Fallout Club provides creative workshops and events for parents and carers

The Fallout Club was created by HBL creative director Ray Malone. 

After becoming a single parent, Ray was aware of the lack of support for single mothers. So, she decided to create a group to provide creative workshops to parents and promote discussion about the benefits of a Universal Basic Income for artists and single parents. 

Fallout Club events support the wellbeing of both parents and children through participatory workshops.

 

We support socially engaged arts and wellbeing practise that encourages social advocacy and activism. 

We recognises the isolation and financial exclusion of women (trans and non-binary inclusive) with caring responsibilities. 

Basic Income House Workshop

The majority of single parent families, for which, 90% are single mothers, are raising their children in poverty.
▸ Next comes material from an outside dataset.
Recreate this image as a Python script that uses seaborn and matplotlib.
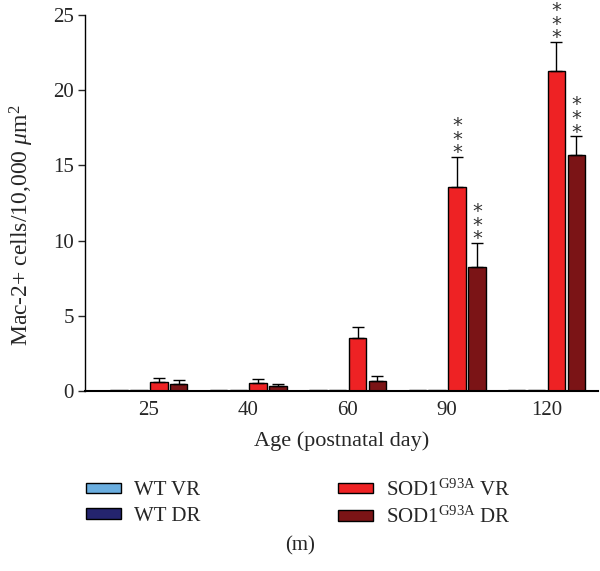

A basic income would address the gender imbalance and raise more parents and their children out of poverty. 

The Fallout Club believe that parents perform a crucial job in raising the next generation, and we need to provide people with guaranteed housing and a basic income.

The Basic Income House workshop gives space to reflect on the symptoms and causes of power relations that affect our lived experience. The workshop invites participants to imagine a better world through discussion, craft and embroidery.

WORK WON’T LOVE YOU BACK by Sarah Jaffe

Nuclear Fallout is the first chapter of Sarah Jaffe’s book Work Won’t Love You Back. The chapter describes Ray Malone’s journey to motherhood, the Fallout Club workshops and the history and politics of care.

In Work Won't Love You Back, Sarah Jaffe, a preeminent voice on labour, inequality, and social movements, examines this "labour of love" myth -- the idea that certain work is not really work, and therefore should be done out of passion instead of pay. Told through the lives and experiences of workers in various industries -- from the unpaid intern, to the overworked nurse, to the nonprofit worker and even the professional athlete -- Jaffe reveals how all of us have been tricked into buying into a new tyranny of work. 
As Jaffe argues, understanding the trap of the labor of love will empower us to work less and demand what our work is worth. And once freed from those binds, we can finally figure out what actually gives us joy, pleasure, and satisfaction.